At this year’s National Youth Team Tryouts being held at Bayside Rock Climbing Gym in Carrum Downs, Victoria, on 28-29 March, he’s holding a National Coaches’ Conference. “I want to get all coaches in the same room so we can talk about what visions we have individually,” he says.
Hammersla also hopes to reach out to athletes living in far-flung towns. “We have the opportunity to harness the digital age by providing online resources to athletes, especially those who live in remote areas,” he says. Hammersla has athletes in the Northern Territory that he’s hoping to train by correspondence: “It’s really about embracing the digital concept and providing resources for everybody everywhere in Australia.”
On 23-25 January, a National Youth Training Camp will be held at Bayside Rock where participants can experience climbing to the standard that will be set at the National Youth Team Tryouts in March, where young kids will vie for a spot on the National Team.

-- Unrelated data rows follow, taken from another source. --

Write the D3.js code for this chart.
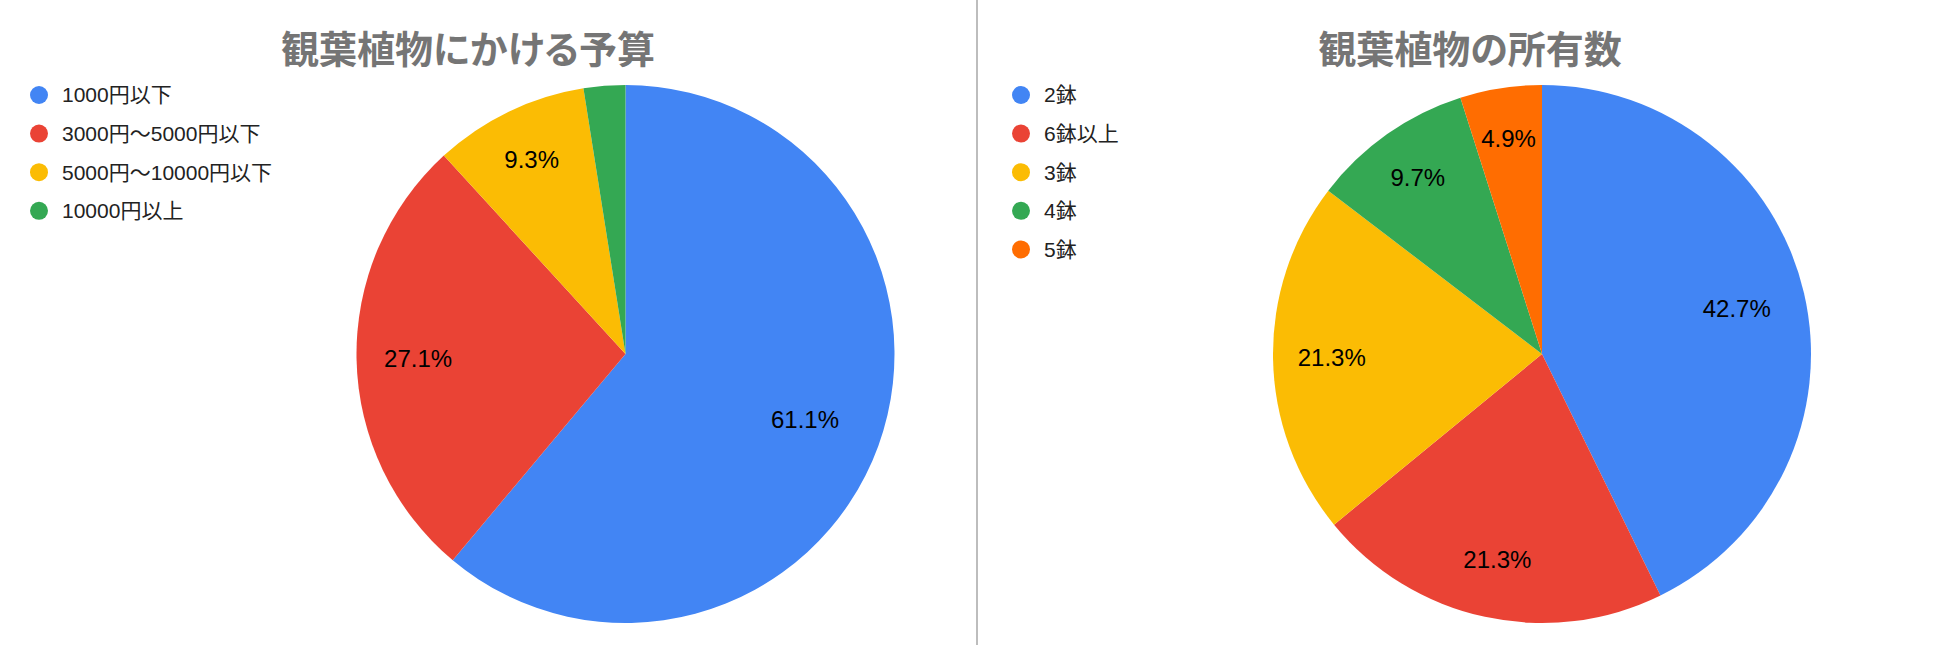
<!DOCTYPE html>
<html>
<head>
<meta charset="utf-8">
<script src="https://cdn.jsdelivr.net/npm/d3@7"></script>
<style>
	body { margin: 0; background: #fff; }
	svg { display: block; }
	.title { font-family: "Noto Sans CJK JP", sans-serif; font-weight: 700; font-size: 38px; fill: #757575; font-feature-settings: "palt"; }
	.legend text { font-family: "Liberation Sans", "Noto Sans CJK JP", sans-serif; font-size: 21px; fill: #222; }
	.pct { font-family: "Liberation Sans", Arial, sans-serif; font-size: 24px; fill: #000; }
</style>
</head>
<body>
<svg id="chart" width="1950" height="645"></svg>
<script>
// 観葉植物にかける予算
const budgetCats = ['1000円以下', '3000円〜5000円以下', '5000円〜10000円以下', '10000円以上']
const budgetVals = [61.1, 27.1, 9.3, 2.5]
const budgetColors = ['#4285f4', '#ea4335', '#fbbc04', '#34a853']

// 観葉植物の所有数
const ownCats = ['2鉢', '6鉢以上', '3鉢', '4鉢', '5鉢']
const ownVals = [42.7, 21.3, 21.3, 9.7, 4.9]
const ownColors = ['#4285f4', '#ea4335', '#fbbc04', '#34a853', '#ff6d01']

const width = 1950, height = 645
const svg = d3.select('#chart')

svg.append('rect').attr('width', width).attr('height', height).attr('fill', '#fff')

// 区切り線
svg.append('line')
	.attr('x1', 977).attr('x2', 977)
	.attr('y1', 0).attr('y2', height)
	.attr('stroke', '#bdbdbd')
	.attr('stroke-width', 2)

function drawPie(opts) {
	let { title, cats, vals, colors, x0, cx, cy, r, titleX } = opts
	let g = svg.append('g')
	let total = d3.sum(vals)
	let color = d3.scaleOrdinal().domain(cats).range(colors)

	g.append('text')
		.attr('class', 'title')
		.attr('x', titleX)
		.attr('y', 46)
		.attr('text-anchor', 'middle')
		.attr('dominant-baseline', 'central')
		.text(title)

	// legend
	let legend = g.append('g').attr('class', 'legend')
		.attr('transform', `translate(${x0},95)`)
	let row = legend.selectAll('g').data(cats).join('g')
		.attr('transform', (d, i) => `translate(0,${i * 38.6})`)
	row.append('circle').attr('r', 9).attr('fill', d => color(d))
	row.append('text')
		.attr('x', 23)
		.attr('dy', '0.35em')
		.text(d => d)

	let pie = d3.pie().sort(null).value(d => d.v)
	let arcs = pie(cats.map((c, i) => ({ c, v: vals[i] })))
	let arc = d3.arc().innerRadius(0).outerRadius(r)

	let pg = g.append('g').attr('transform', `translate(${cx},${cy})`)
	pg.selectAll('path').data(arcs).join('path')
		.attr('d', arc)
		.attr('fill', d => color(d.data.c))
		.attr('stroke', 'none')

	// 小さいスライスほどラベルを外側に
	pg.selectAll('text').data(arcs.filter(d => d.data.v / total > 0.03)).join('text')
		.attr('class', 'pct')
		.attr('transform', d => {
			let f = d.data.v / total
			let lr = r * (0.82 - 0.18 * f)
			let c = d3.arc().innerRadius(lr).outerRadius(lr).centroid(d)
			return `translate(${c[0]},${c[1]})`
		})
		.attr('text-anchor', 'middle')
		.attr('dy', '0.36em')
		.text(d => d3.format('.1f')(d.data.v / total * 100) + '%')
}

drawPie({ title: '観葉植物にかける予算', cats: budgetCats, vals: budgetVals, colors: budgetColors,
	x0: 39, cx: 625.5, cy: 354, r: 269, titleX: 468 })
drawPie({ title: '観葉植物の所有数', cats: ownCats, vals: ownVals, colors: ownColors,
	x0: 1021, cx: 1542, cy: 354, r: 269, titleX: 1470 })
</script>
</body>
</html>
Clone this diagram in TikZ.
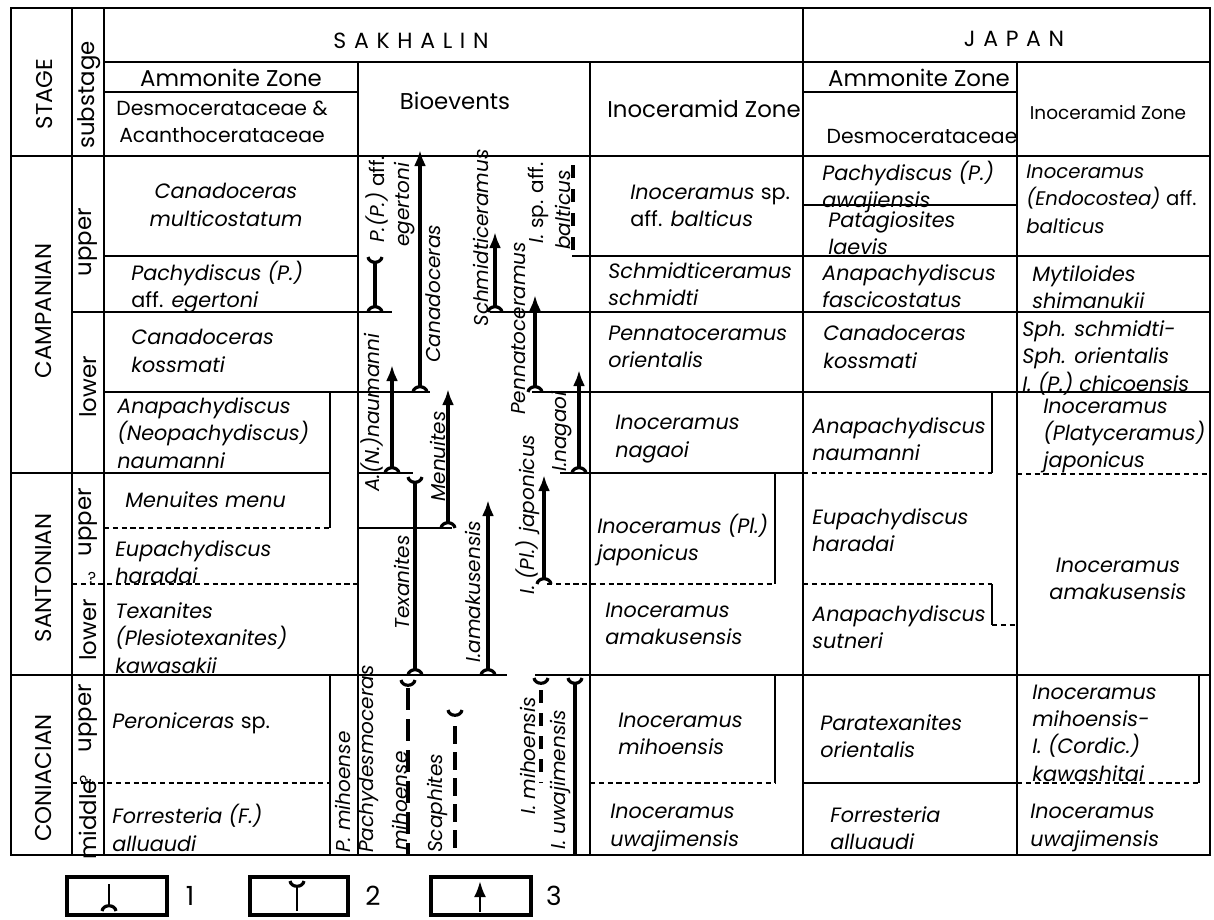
\documentclass[tikz,border=0pt]{standalone}
\usepackage{fontspec}
\setmainfont{Poppins}
\usetikzlibrary{arrows.meta}
\newcommand{\zonefont}{\fontsize{11.8}{15.5}\selectfont\itshape}
\newcommand{\biofont}{\fontsize{11.4}{15.5}\selectfont\itshape}
\newcommand{\headfont}{\fontsize{13}{15.5}\selectfont}
\newcommand{\famfont}{\fontsize{11.6}{15.5}\selectfont}

\begin{document}
\begin{tikzpicture}[x=0.2mm, y=-0.2mm,
        rule/.style={line width=0.6pt, black},
        drule/.style={rule, dash pattern=on 3pt off 2pt},
        head/.style={font=\headfont, inner sep=0pt},
        rhead/.style={head, rotate=90},
        zone/.style={font=\zonefont, align=left, anchor=west, inner sep=0pt},
        czone/.style={zone, align=center, anchor=center},
        bio/.style={font=\biofont, rotate=90, anchor=west, inner sep=0pt},
        bar/.style={line width=2pt},
        arr/.style={bar, -{Latex[length=3.2mm, width=2.4mm]}},
        dbar/.style={bar, dash pattern=on 4.4mm off 1.8mm},
        legbox/.style={line width=1.8pt},
        fad/.pic={\draw[line width=1.8pt] (-7,0) .. controls (-6,-7) and (6,-7) .. (7,0);},
        lad/.pic={\draw[line width=1.8pt] (-7,0) .. controls (-6,7) and (6,7) .. (7,0);},
    ]
    \useasboundingbox (0,0) rectangle (1214,919);
    % frame and columns
    \draw[rule] (11,8) rectangle (1210,855);
    \draw[rule] (104,62) -- (1210,62);
    \draw[rule] (11,156) -- (1210,156);
    \draw[rule] (104,92) -- (358,92);
    \draw[rule] (803,92) -- (1017,92);
    \draw[rule] (72,8) -- (72,855);
    \draw[rule] (104,8) -- (104,855);
    \draw[rule] (358,62) -- (358,855);
    \draw[rule] (590,62) -- (590,855);
    \draw[rule] (803,8) -- (803,855);
    \draw[rule] (1017,62) -- (1017,855);
    % zone boundaries
    \draw[rule] (803,205) -- (1017,205);
    \draw[rule] (104,256) -- (358,256);
    \draw[rule] (572,256) -- (1210,256);
    \draw[rule] (72,312) -- (392,312);
    \draw[rule] (490,312) -- (1210,312);
    \draw[rule] (104,392) -- (430,392);
    \draw[rule] (532,392) -- (1210,392);
    \draw[rule] (11,473) -- (330,473);
    \draw[rule] (358,473) -- (413,473);
    \draw[rule] (560,473) -- (803,473);
    \draw[drule] (803,473) -- (992,473);
    \draw[drule] (1017,474) -- (1210,474);
    \draw[drule] (104,528) -- (330,528);
    \draw[rule] (358,528) -- (452,528);
    \draw[drule] (72,584) -- (358,584);
    \draw[drule] (547,584) -- (775,584);
    \draw[drule] (803,584) -- (992,584);
    \draw[drule] (992,625) -- (1017,625);
    \draw[rule] (11,675) -- (507,675);
    \draw[rule] (535,675) -- (1210,675);
    \draw[drule] (72,783) -- (330,783);
    \draw[drule] (590,783) -- (775,783);
    \draw[rule] (803,783) -- (1017,783);
    \draw[drule] (1017,783) -- (1199,783);
    \draw[rule] (330,392) -- (330,528);
    \draw[rule] (330,675) -- (330,855);
    \draw[rule] (775,473) -- (775,584);
    \draw[rule] (775,675) -- (775,783);
    \draw[rule] (992,392) -- (992,473);
    \draw[rule] (992,584) -- (992,625);
    \draw[rule] (1199,675) -- (1199,783);
    % headings
    \node[rhead] (stage) at (45,94) {STAGE};
    \node[rhead] (substage) at (89,95) {substage};
    \node[head, font=\fontsize{12.5}{15}\selectfont] (sakhalin) at (411,41) {\addfontfeature{LetterSpace=35}SAKHALIN};
    \node[head, font=\fontsize{12.5}{15}\selectfont] (japan) at (1014,39) {\addfontfeature{LetterSpace=35}JAPAN};
    \node[head] (ammS) at (231,78) {Ammonite Zone};
    \node[head, font=\famfont, align=center] (famS) at (222,122) {Desmocerataceae \&\\Acanthocerataceae};
    \node[head] (bioev) at (455,101) {Bioevents};
    \node[head, anchor=west] (inoS) at (607,109) {Inoceramid Zone};
    \node[head] (ammJ) at (919,78) {Ammonite Zone};
    \node[head, font=\famfont] (famJ) at (922,136) {Desmocerataceae};
    \node[head, font=\fontsize{10.5}{13}\selectfont] (inoJ) at (1108,113) {Inoceramid Zone};
    % stages and substages
    \node[rhead] (camp) at (44,311) {CAMPANIAN};
    \node[rhead] (sant) at (44,578) {SANTONIAN};
    \node[rhead] (coni) at (44,778) {CONIACIAN};
    \node[rhead] (campU) at (88,242) {upper};
    \node[rhead] (campL) at (88,387) {lower};
    \node[rhead] (santU) at (88,522) {upper};
    \node[rhead] (santL) at (88,630) {lower};
    \node[rhead] (coniU) at (88,718) {upper};
    \node[rhead] (coniM) at (88,820) {middle};
    \node[head, font=\fontsize{9}{10}\selectfont] (qS) at (92,578) {?};
    \node[head, font=\fontsize{9}{10}\selectfont, rotate=90] (qC) at (86,779) {?};
    % Sakhalin ammonite zones
    \node[czone] (sa1) at (226,205) {Canadoceras\\multicostatum};
    \node[zone] (sa2) at (131,287) {Pachydiscus (P.)\\\textup{aff.} egertoni};
    \node[zone] (sa3) at (131,351) {Canadoceras\\kossmati};
    \node[zone] (sa4) at (117,433) {Anapachydiscus\\(Neopachydiscus)\\naumanni};
    \node[zone] (sa5) at (125,500) {Menuites menu};
    \node[zone] (sa6) at (115,562) {Eupachydiscus\\haradai};
    \node[zone] (sa7) at (115,638) {Texanites\\(Plesiotexanites)\\kawasakii};
    \node[zone] (sa8) at (112,723) {Peroniceras \textup{sp.}};
    \node[zone] (sa9) at (112,828) {Forresteria (F.)\\alluaudi};
    % Sakhalin inoceramid zones
    \node[zone] (si1) at (630,206) {Inoceramus \textup{sp.}\\\textup{aff.} balticus};
    \node[zone] (si2) at (608,284) {Schmidticeramus\\schmidti};
    \node[zone] (si3) at (608,347) {Pennatoceramus\\orientalis};
    \node[zone] (si4) at (615,439) {Inoceramus\\nagaoi};
    \node[zone] (si5) at (597,540) {Inoceramus (Pl.)\\japonicus};
    \node[zone] (si6) at (605,624) {Inoceramus\\amakusensis};
    \node[zone] (si7) at (618,734) {Inoceramus\\mihoensis};
    \node[zone] (si8) at (610,828) {Inoceramus\\uwajimensis};
    % Japan ammonite zones
    \node[zone] (ja1) at (822,187) {Pachydiscus (P.)\\awajiensis};
    \node[zone] (ja2) at (828,233) {Patagiosites\\laevis};
    \node[zone] (ja3) at (822,286) {Anapachydiscus\\fascicostatus};
    \node[zone] (ja4) at (823,347) {Canadoceras\\kossmati};
    \node[zone] (ja5) at (812,439) {Anapachydiscus\\naumanni};
    \node[zone] (ja6) at (812,530) {Eupachydiscus\\haradai};
    \node[zone] (ja7) at (812,627) {Anapachydiscus\\sutneri};
    \node[zone] (ja8) at (820,736) {Paratexanites\\orientalis};
    \node[zone] (ja9) at (830,828) {Forresteria\\alluaudi};
    % Japan inoceramid zones
    \node[zone, font=\fontsize{11.2}{15.5}\selectfont\itshape] (ji1) at (1026,199) {Inoceramus\\(Endocostea) \textup{aff.}\\balticus};
    \node[zone] (ji2) at (1032,287) {Mytiloides\\shimanukii};
    \node[zone] (ji3) at (1022,358) {Sph. schmidti-\\Sph. orientalis\\I. (P.) chicoensis};
    \node[zone] (ji4) at (1043,436) {Inoceramus\\(Platyceramus)\\japonicus};
    \node[czone] (ji5) at (1118,579) {Inoceramus\\amakusensis};
    \node[zone] (ji6) at (1032,733) {Inoceramus\\mihoensis-\\I. (Cordic.)\\kawashitai};
    \node[zone] (ji7) at (1030,828) {Inoceramus\\uwajimensis};
    % bioevents: ranges
    \draw[bar] (375,307) -- (375,262);
    \pic at (375,312) {fad};
    \pic at (375,257) {lad};
    \draw[arr] (420,387) -- (420,150);
    \pic at (420,392) {fad};
    \draw[arr] (392,468) -- (392,365);
    \pic at (392,473) {fad};
    \draw[bar] (415,670) -- (415,482);
    \pic at (415,675) {fad};
    \pic at (415,477) {lad};
    \draw[arr] (448,523) -- (448,389);
    \pic at (448,528) {fad};
    \draw[arr] (495,307) -- (495,232);
    \pic at (495,312) {fad};
    \draw[arr] (535,387) -- (535,295);
    \pic at (535,392) {fad};
    \draw[bar, dash pattern=on 2.6mm off 2.2mm] (573,250) -- (573,160);
    \draw[arr] (579,468) -- (579,370);
    \pic at (579,473) {fad};
    \draw[arr] (544,579) -- (544,475);
    \pic at (544,584) {fad};
    \draw[arr] (488,670) -- (488,500);
    \pic at (488,675) {fad};
    \pic at (408,680) {lad};
    \draw[dbar] (408,688) -- (408,855);
    \pic at (455,710) {lad};
    \draw[bar, dash pattern=on 3.6mm off 1.6mm] (455,726) -- (455,855);
    \pic at (541,678) {lad};
    \draw[bar, dash pattern=on 2.6mm off 2mm] (541,690) -- (541,783);
    \pic at (575,678) {lad};
    \draw[bar] (575,684) -- (575,855);
    % bioevents: names
    \node[bio] (bPP) at (377,243) {P.(P.) \textup{aff.}};
    \node[bio] (bPPb) at (405,247) {egertoni};
    \node[bio] (bCan) at (433,363) {Canadoceras};
    \node[bio] (bAN) at (372,492) {A.(N.)naumanni};
    \node[bio] (bTex) at (402,630) {Texanites};
    \node[bio] (bMen) at (438,502) {Menuites};
    \node[bio] (bSch) at (481,327) {Schmidticeramus};
    \node[bio] (bPen) at (519,415) {Pennatoceramus};
    \node[bio] (bIb) at (538,244) {I. \textup{sp. aff.}};
    \node[bio] (bIbb) at (563,250) {balticus};
    \node[bio] (bIn) at (562,472) {I.nagaoi};
    \node[bio] (bIj) at (528,595) {I. (Pl.) japonicus};
    \node[bio] (bIa) at (473,663) {I.amakusensis};
    \node[bio] (bPm) at (343,853) {P. mihoense};
    \node[bio] (bPd) at (369,853) {Pachydesmoceras};
    \node[bio] (bPdb) at (400,851) {mihoense};
    \node[bio] (bSca) at (437,853) {Scaphites};
    \node[bio] (bIm) at (528,815) {I. mihoensis};
    \node[bio] (bIu) at (560,850) {I. uwajimensis};
    % legend
    \draw[legbox] (67,877) rectangle (167,915);
    \draw[line width=1.6pt] (109,906) -- (109,884);
    \pic at (109,911) {fad};
    \node[head, font=\fontsize{15}{18}\selectfont] (key1) at (190,896) {1};
    \draw[legbox] (250,877) rectangle (348,915);
    \pic at (297,881) {lad};
    \draw[line width=1.6pt] (297,886) -- (297,911);
    \node[head, font=\fontsize{15}{18}\selectfont] (key2) at (373,896) {2};
    \draw[legbox] (431,877) rectangle (531,915);
    \draw[arr, line width=1.6pt] (480,912) -- (480,881);
    \node[head, font=\fontsize{15}{18}\selectfont] (key3) at (554,896) {3};
\end{tikzpicture}
\end{document}
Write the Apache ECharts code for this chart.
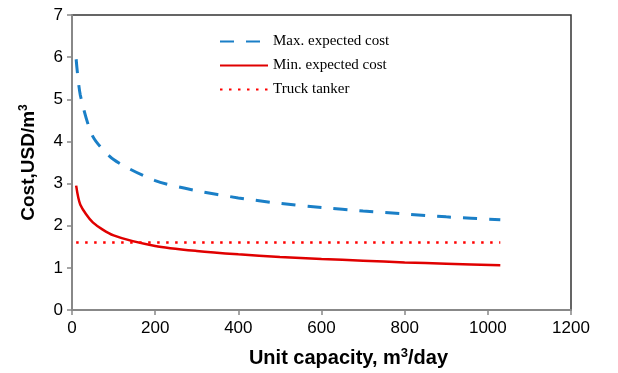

“My advice for young climbers trying to get on the team is, if you want to climb hard, you have to try. Athletes don’t get strong by only repetitively climbing at grades below their maximum. You have to really push your boundaries,” he says. “If you never get on a hard climb, you’re never going to climb it. So don’t be afraid.”
Hammersla originally hails from Iowa, United States, but has been living in Australia for the past 16 years. Outdoors, he has onsighted grade 26 in the Grampians, Victoria, and bouldered V10.